Re: gcc-4.3.0/ppc32 inline assembly produces bad code

2008-03-31 Thread Till Straumann

Andreas Schwab wrote:

Daniel Jacobowitz <[EMAIL PROTECTED]> writes:

  

On Mon, Mar 31, 2008 at 03:06:24PM +0200, Andreas Schwab wrote:


The side effect is carried out by using %U0, which expands to u for a
PRE_{INC,DEC,MODIFY} operand.  There is no way to encode that in the
insn operand itself, unlike m68k, for example.  The ia64 target has a
similar issue.
  

OK, so it's possible to get that right.  Still - how many people
writing inline assembly do we think will do so?

This is back to something the S/390 maintainers were working on a few
months ago; in short the useful definition of "m" to GCC is not the
useful one for users, I don't think.  Especially when it changes.



There are many pitfalls when you use inline asm.  Another example is the
difference between "r" and "b" on powerpc, where you can silently get
bad code if you use "r" when "b" would be needed (in some insns 0 means
constant 0 instead of register 0).
  

Sure - but that is at least (minimally) documented. One sentence
more in the gcc manual wouldn't hurt though...

T.

Andreas.

  





Re: gcc-4.3.0/ppc32 inline assembly produces bad code

2008-03-31 Thread Till Straumann

Andreas Schwab wrote:

Till Straumann <[EMAIL PROTECTED]> writes:

  

  asm volatile ("lwz %0, 16(%1)":"=r"(val):"b"(base),"m"(*reg_p));



asm volatile ("lwz%U1%X1 %0, %1":"=r"(val):"m"(*reg_p));
  

Hmm - that is beyond me. What exactly do %U1 and %X1 mean?
I suspect that %U1 means that operand #1 is to be updated, right?

How am I supposed to know that my version is wrong
(and it used to work with older gccs)?
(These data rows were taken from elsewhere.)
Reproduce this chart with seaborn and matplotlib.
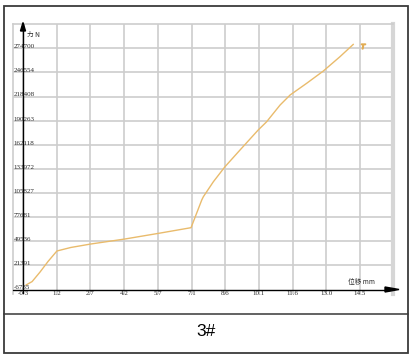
import numpy as np
import pandas as pd
import matplotlib
matplotlib.use("Agg")
import matplotlib.pyplot as plt
from matplotlib.patches import Rectangle, Polygon
from matplotlib.lines import Line2D
import matplotlib.transforms as mtransforms
import seaborn as sns

# ---------------- data ----------------
disp_mm = [-0.17, 0.10, 0.45, 0.80, 1.19, 1.80, 2.69, 4.18, 5.70, 7.08,
           7.55, 7.62, 8.06, 8.57, 9.23, 10.03, 10.40, 10.99, 11.43,
           12.16, 12.89, 13.62, 14.21]
force_n = [-1500, 2500, 13700, 26000, 38200, 42300, 46400, 52200, 59000, 65400,
           97700, 101500, 119000, 136500, 156000, 179400, 189000, 208500, 220200,
           233900, 248200, 264900, 279400]
end_mark_x = [14.65]
end_mark_y = [277400]

x_tick_labels = ["-0.3", "1.2", "2.7", "4.2", "5.7", "7.1", "8.6", "10.1", "11.6", "13.0", "14.5"]
y_tick_labels = ["-6735", "21391", "49536", "77681", "105827", "133972",
                 "162118", "190263", "218408", "246554", "274700"]
x_title = "位移 mm"
y_title = "力 N"
caption = "3#"

# ---------------- figure ----------------
W, H = 413, 357
sns.set_theme(style="white")
plt.rcParams['font.family'] = ['Noto Sans CJK SC', 'DejaVu Sans']
fig = plt.figure(figsize=(W / 100, H / 100), dpi=100)
fig.patch.set_facecolor("white")

def fx(x):
    return x / W

def fy(y):
    return 1 - y / H

# axes occupying the grid area (pixel coords)
L, R, T, B = 13, 393, 24, 294
ax = fig.add_axes([fx(L), fy(B), (R - L) / W, (B - T) / H])
ax.set_facecolor("white")

xt = np.linspace(-0.3, 14.5, len(x_tick_labels))
yt = np.linspace(-6735, 274700, len(y_tick_labels))

# pixel mapping: -0.3 -> 23px, 14.5 -> 360px ; -6735 -> 289.5px, 274700 -> 48.3px
xs = (360 - 23) / (14.5 + 0.3)
ys = (289.5 - 48.3) / (274700 + 6735)
ax.set_xlim(-0.3 - (23 - L) / xs, 14.5 + (R - 360) / xs)
ax.set_ylim(-6735 - (B - 289.5) / ys, 274700 + (48.3 - T) / ys)

grid_c = "#cdcdcd"
for v in xt:
    ax.axvline(v, color=grid_c, lw=1.2, zorder=1)
for v in yt[1:]:
    ax.axhline(v, color=grid_c, lw=1.2, zorder=1)

ax.spines["bottom"].set_visible(False)
ax.spines["left"].set_color(grid_c)
ax.spines["left"].set_linewidth(1.2)
ax.spines["top"].set_color(grid_c)
ax.spines["top"].set_linewidth(1.2)
ax.spines["right"].set_color("#d6d6d6")
ax.spines["right"].set_linewidth(3.0)
ax.set_xticks([])
ax.set_yticks([])

# curve
df = pd.DataFrame({"disp": disp_mm, "force": force_n})
sns.lineplot(data=df, x="disp", y="force", ax=ax, sort=False,
             color="#e9bb6c", lw=1.0, zorder=4, legend=False)
ax.set_xlabel("")
ax.set_ylabel("")
ax.plot(end_mark_x, end_mark_y, ls="none", marker="$T$", ms=3.5,
        color="#e2ad55", zorder=5)

# y axis line (black)
ax.axvline(-0.3, color="black", lw=1.0, zorder=6)

# tick labels
num_font = dict(family=["Liberation Serif"], fontsize=5.0, color="#2a2a2a")
ylab_tr = mtransforms.offset_copy(ax.get_yaxis_transform(), fig=fig, x=0.5, y=1.6, units="dots")
for v, lab in zip(yt, y_tick_labels):
    ax.text(0.0, v, lab, transform=ylab_tr, ha="left", va="center", zorder=7, **num_font)
xlab_tr = mtransforms.offset_copy(ax.transData, fig=fig, x=0, y=-4.3, units="dots")
for v, lab in zip(xt, x_tick_labels):
    ax.text(v, -6735, lab, ha="center", va="center", zorder=7, transform=xlab_tr, **num_font)

# axis titles
fig.text(fx(361), fy(282), x_title, ha="center", va="center", fontsize=4.8,
         color="#2a2a2a", family=["Noto Sans CJK SC", "DejaVu Sans"])
fig.text(fx(33), fy(34.5), y_title, ha="center", va="center", fontsize=4.8,
         color="#2a2a2a", family=["Noto Sans CJK SC", "DejaVu Sans"])

# arrows and x axis line
fig.patches.append(Polygon([[fx(23), fy(22.5)], [fx(20.5), fy(31)], [fx(25.5), fy(31)]],
                           closed=True, transform=fig.transFigure, color="black", zorder=10))
fig.patches.append(Polygon([[fx(399), fy(289.5)], [fx(385), fy(287)], [fx(385), fy(292)]],
                           closed=True, transform=fig.transFigure, color="black", zorder=10))
fig.lines.append(Line2D([fx(13), fx(390)], [fy(289.5), fy(289.5)], transform=fig.transFigure,
                        color="black", lw=1.0, zorder=10))

# outer frame & caption box
fig.patches.append(Rectangle((fx(4), fy(352.5)), (407.5 - 4) / W, (352.5 - 5.5) / H,
                             transform=fig.transFigure, fill=False, ec="#3a3a3a", lw=1.3, zorder=11))
fig.lines.append(Line2D([fx(4), fx(407.5)], [fy(314), fy(314)], transform=fig.transFigure,
                        color="#555555", lw=1.3, zorder=11))
fig.text(fx(206), fy(332), caption, ha="center", va="center", fontsize=12.5,
         color="black", family=["Liberation Sans", "DejaVu Sans"])

fig.savefig("out.png", dpi=100, facecolor="white")
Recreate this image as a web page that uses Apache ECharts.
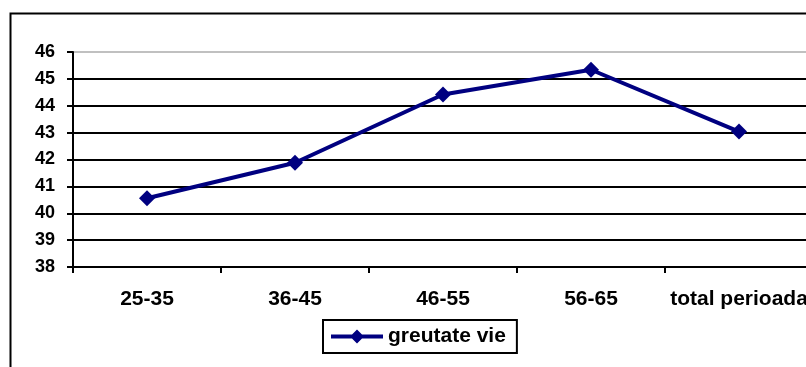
<!DOCTYPE html>
<html>
<head>
<meta charset="utf-8">
<script src="https://cdn.jsdelivr.net/npm/echarts@6/dist/echarts.min.js"></script>
<style>
html,body{margin:0;padding:0;background:#fff;}
#chart{width:806px;height:367px;}
</style>
</head>
<body>
<div id="chart"></div>
<script>
const categories = ['25-35', '36-45', '46-55', '56-65', 'total perioada'];
const seriesName = 'greutate vie';
const values = [40.56, 41.88, 44.42, 45.34, 43.04];
const yMin = 38, yMax = 46, yInterval = 1;

const FONT = 'Arial, "Liberation Sans", sans-serif';
const legendIcon = 'path://M0,5L21,5L26,0L31,5L52,5L52,9L31,9L26,14L21,9L0,9Z';
const chart = echarts.init(document.getElementById('chart'), null, {renderer: 'canvas'});
chart.setOption({
  animation: false,
  backgroundColor: '#fff',
  graphic: [{
    type: 'rect',
    shape: {x: 10.5, y: 13.5, width: 900, height: 400},
    style: {fill: 'none', stroke: '#000', lineWidth: 2},
    silent: true, z: 0
  }],
  grid: {left: 73, top: 52, width: 740, height: 215, containLabel: false, outerBoundsMode: 'none'},
  legend: {
    data: [{name: seriesName, icon: legendIcon}],
    left: 323, top: 320,
    itemWidth: 52, itemHeight: 14,
    padding: [6, 11, 6, 8],
    borderColor: '#000', borderWidth: 2,
    backgroundColor: '#fff',
    itemStyle: {color: '#000080', borderWidth: 0},
    textStyle: {fontFamily: FONT, fontWeight: 'bold', fontSize: 21, color: '#000'}
  },
  xAxis: {
    type: 'category',
    data: categories,
    boundaryGap: true,
    axisLine: {show: true, lineStyle: {color: '#000', width: 2}},
    axisTick: {show: true, length: 6, inside: false, lineStyle: {color: '#000', width: 2}},
    axisLabel: {margin: 22, fontFamily: FONT, fontWeight: 'bold', fontSize: 21, color: '#000', interval: 0},
    splitLine: {show: false}
  },
  yAxis: {
    type: 'value',
    min: yMin, max: yMax, interval: yInterval,
    axisLine: {show: true, lineStyle: {color: '#000', width: 2}},
    axisTick: {show: true, length: 6, lineStyle: {color: '#000', width: 2}},
    axisLabel: {margin: 18, fontFamily: FONT, fontWeight: 'bold', fontSize: 18, color: '#000'},
    splitLine: {show: true, lineStyle: {color: ['#000','#000','#000','#000','#000','#000','#000','#000','#c0c0c0'], width: 2}}
  },
  series: [{
    name: seriesName,
    type: 'line',
    data: values,
    symbol: 'diamond',
    symbolSize: 16,
    lineStyle: {color: '#000080', width: 4},
    itemStyle: {color: '#000080'},
    z: 5
  }]
});
</script>
</body>
</html>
I just followed the manual
which states:

> If your assembler instructions access memory in an unpredictable
>fashion, add `memory' to the list of clobbered registers.  This will
>cause GCC to not keep memory values cached in registers across the
>assembler instruction and not optimize stores or loads to that memory.
>You will also want to add the `volatile' keyword if the memory affected
>is not listed in the inputs or outputs of the `asm', as the `memory'
>clobber does not count as a side-effect of the `asm'.  If you know how
>large the accessed memory is, you can add it as input or output but if
>this is not known, you should add `memory'.  As an example, if you
>access ten bytes of a string, you can use a memory input like:
>
> {"m"( ({ struct { char x[10]; } *p = (void *)ptr ; *p; }) )}.
>
> Note that in the following example the memory input is necessary,
>otherwise GCC might optimize the store to `x' away:
> int foo ()
> {
>   int x = 42;
>   int *y = &x;
>   int result;
>   asm ("magic stuff accessing an 'int' pointed to by '%1'"
> "=&d" (r) : "a" (y), "m" (*y));
>   return result;
> }


IMHO my example is pretty close to this...

Also, the manual doesn't say that 'm' can only match
memory addresses with side effects; it says 'a memory
operand is allowed, with any kind of address that the
machine supports in general'.

Thanks

-- Till


Andreas.

  





inline assembly question (memory side-effects)

2008-05-10 Thread Till Straumann

Hi.

What is the proper way to tell gcc that a
inline assembly statement either modifies
a particular area of memory or needs it
to be updated/in-sync because the assembly
reads from it.

E.g., assume I have a

struct blah {
   int sum;
 ...
};

which is accessed by my assembly code.

int my_chksum(struct blah *blah_p)
{
  blah_p->sum = 0;
  /* assembly code computes checksum, writes to blah_p->sum */
  asm volatile("..."::"b"(blah_p));
  return blah_p->sum;
}

How can I tell gcc that the object *blah_p
is accessed (read and/or written to) by the
asm (without declaring the object volatile or
using a general "memory" clobber).
(If I don't take any measures then gcc won't know
that blah_p->sum is modified by the assembly and
will optimize the load operation away and return
always 0)

A while ago (see this thread
http://gcc.gnu.org/ml/gcc/2008-03/msg00976.html)
I was told that simply adding the affected
memory area in question as memory ('m') output-
or input-operands is not appropriate -- note that
this is in contradiction to what the gcc info page
suggests (section about 'extended asm':

 "If you know how large the accessed memory
  is, you can add it as input or output..."

along with an example).

Could somebody please clarify (please don't suggest how
this particular example could be improved but try to
answer the fundamental question) ?

Thanks
-- Till

PS: please CC me as I'm not subscribed to the gcc list